01-07-2023 07:30 - News Generiche
Si sentiva in lontananza il lieve scoppiettio dell'Ape. Era quello il segnale, che ci richiamava a una dolce e fresca merenda.
E, nel silenzio assolato, in cui solo le cicale facevano da padrone, Mario di Birinci urlava: “Ggg…ggg…gelati”.
Si materializzava ai nostri occhi il gelataio Mario, vestito di bianco, minuto, alto circa 1,60 con un ampio grembiule, fornito di una grossa tasca centrale, dove metteva i soldi della vendita.
Mario balbettava così vistosamente che non riusciva neppure a dire il suo cognome nel modo giusto.

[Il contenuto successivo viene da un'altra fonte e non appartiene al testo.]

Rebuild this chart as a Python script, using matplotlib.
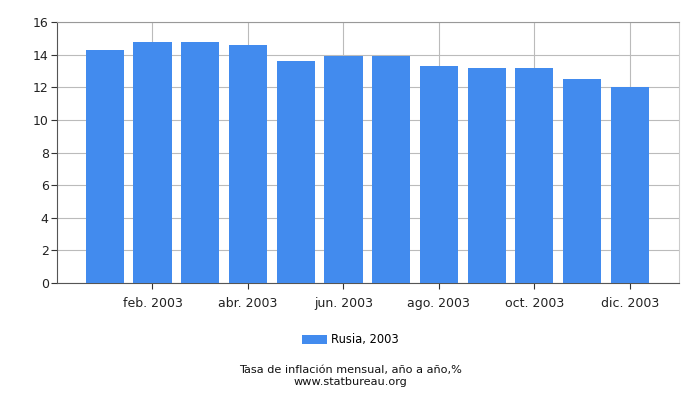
import matplotlib
matplotlib.use('Agg')
import matplotlib.pyplot as plt

# Data
months = ['ene. 2003', 'feb. 2003', 'mar. 2003', 'abr. 2003', 'may. 2003', 'jun. 2003',
          'jul. 2003', 'ago. 2003', 'sep. 2003', 'oct. 2003', 'nov. 2003', 'dic. 2003']
values = [14.3, 14.8, 14.8, 14.6, 13.6, 13.9, 13.9, 13.3, 13.2, 13.2, 12.5, 12.0]
yticks = [0, 2, 4, 6, 8, 10, 12, 14, 16]

plt.rcParams['font.family'] = 'DejaVu Sans'

fig = plt.figure(figsize=(7, 4), dpi=100)
ax = fig.add_axes([57 / 700, 1 - 283 / 400, 622 / 700, 261 / 400])

x = list(range(len(months)))
ax.bar(x, values, width=0.8, color='#428bee', zorder=3, label='Rusia, 2003')

ax.set_xlim(-1.0, 12.03)
ax.set_ylim(0, 16)
ax.set_yticks(yticks)
ax.set_yticklabels([str(t) for t in yticks], fontsize=9, color='#222222')

# label every second month
ax.set_xticks(x[1::2])
ax.set_xticklabels(months[1::2], fontsize=9, color='#222222')

ax.grid(True, color='#bbbbbb', linewidth=0.8, zorder=0)
ax.tick_params(axis='both', length=4, width=0.8, color='#333333', pad=2)
ax.tick_params(axis='x', pad=6)

ax.spines['top'].set_color('#999999')
ax.spines['right'].set_color('#cccccc')
ax.spines['left'].set_color('#555555')
ax.spines['bottom'].set_color('#555555')

leg = fig.legend(loc='center', bbox_to_anchor=(0.5, 1 - 340 / 400), frameon=False,
                 fontsize=8.3, handlelength=2.2, handleheight=0.9, handletextpad=0.3)

fig.text(0.5, 1 - 370 / 400, 'Tasa de inflación mensual, año a año,%', ha='center', va='center',
         fontsize=8.1, color='#111111')
fig.text(0.5, 1 - 382 / 400, 'www.statbureau.org', ha='center', va='center',
         fontsize=8.1, color='#111111')

fig.savefig('out.png', dpi=100)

Di cognome faceva Traballesi. Per dirlo, quasi si accartocciava e, con il volto contratto e la bocca aperta, scuoteva la testa qua e là.

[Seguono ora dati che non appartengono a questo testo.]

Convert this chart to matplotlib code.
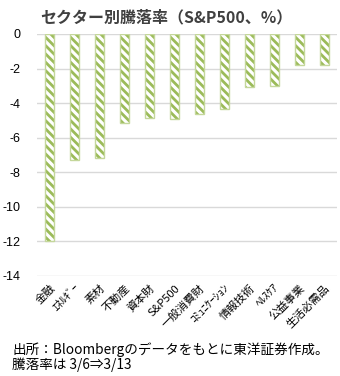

Le prime due sillabe non uscivano correttamente.
E così, come a prendere aria e, la successiva “rincorsa”, tra sputacchi e sospiri, usciva fuori tutto d'un fiato, un liberatorio: Taaaraballesi.
Per noi, però, quello che contava era il gelato e, quello di Mario, era davvero buono. Si fermava, cercava una zona all'ombra, spengeva l'Ape e scendeva.

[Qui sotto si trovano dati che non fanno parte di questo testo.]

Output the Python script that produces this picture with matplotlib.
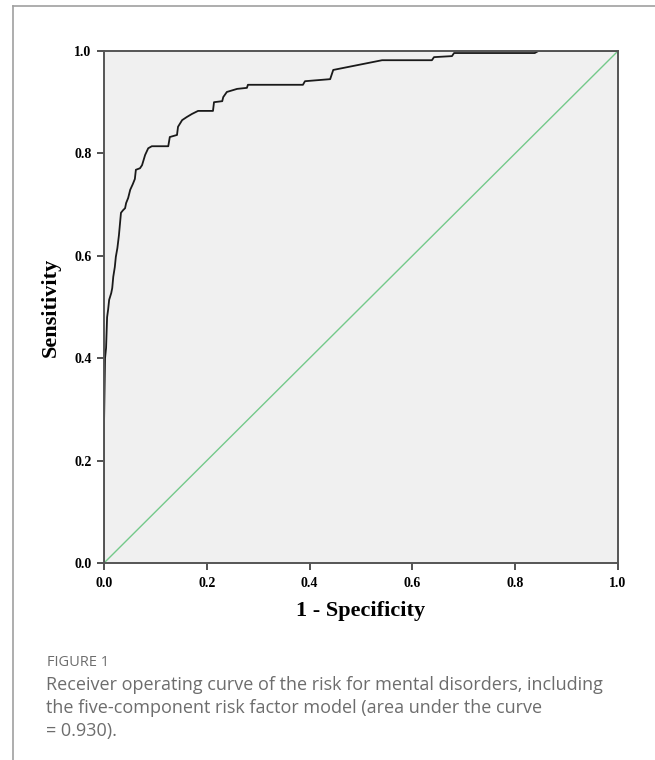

Sul dietro c'erano dei grossi contenitori, i gusti erano tre o quattro. “Ccco…oommee” e, le parole diventavano versi senza senso, si spengevano prima di veder la luce, apriva e chiudeva la bocca come un pesce e, smarrito, si guardava intorno, mentre tutto rimaneva pensiero, intrappolato chissà dove, e non c'era verso di farlo uscire.
Noi, impazienti si sceglievano i gusti, poco importava che Mario balbettasse.
Allora, quasi rinfrancato dalla nostra allegria, ritrovava sicurezza, alzava i coperchi e, con la paletta, spalmava il gelato sui coni, posizionati in fila, vicino ai contenitori.
Li richiudeva, poi, frettoloso mentre noi contavamo le monete, un gelato 30 lire.
La partenza di solito era accompagnata dalle nostre corse intorno all'Ape, che spesso, faticava a mettersi in moto.
Un allegro girotondo, battiti di mani e piedi, quasi a spingerla, un gioco di voci dai toni un po' accesi, che finivano con innervosire Mario, già agitato e confuso di suo. Capitava che, nella rincorsa, si riuscisse a prendere uno o due coni, da gustare con calma, al riparo dal sole cocente.
E finalmente, fra una scossa e un'altra, l'Ape biancazzurra svoltava l'angolo e noi, finito il gelato, ci sciacquavamo le mani alla cannella di questo o di quel giardino.
Riprendevano i giochi, il dolce far niente, aspettando l'imbrunire e, poi, la notte.
Aspettando i grilli e le lucciole, da mettere sotto il bicchiere. Una mano amica le avrebbe liberate, lasciando al loro posto una o due monete, preziose per il prossimo gelato di Mario di Birinci.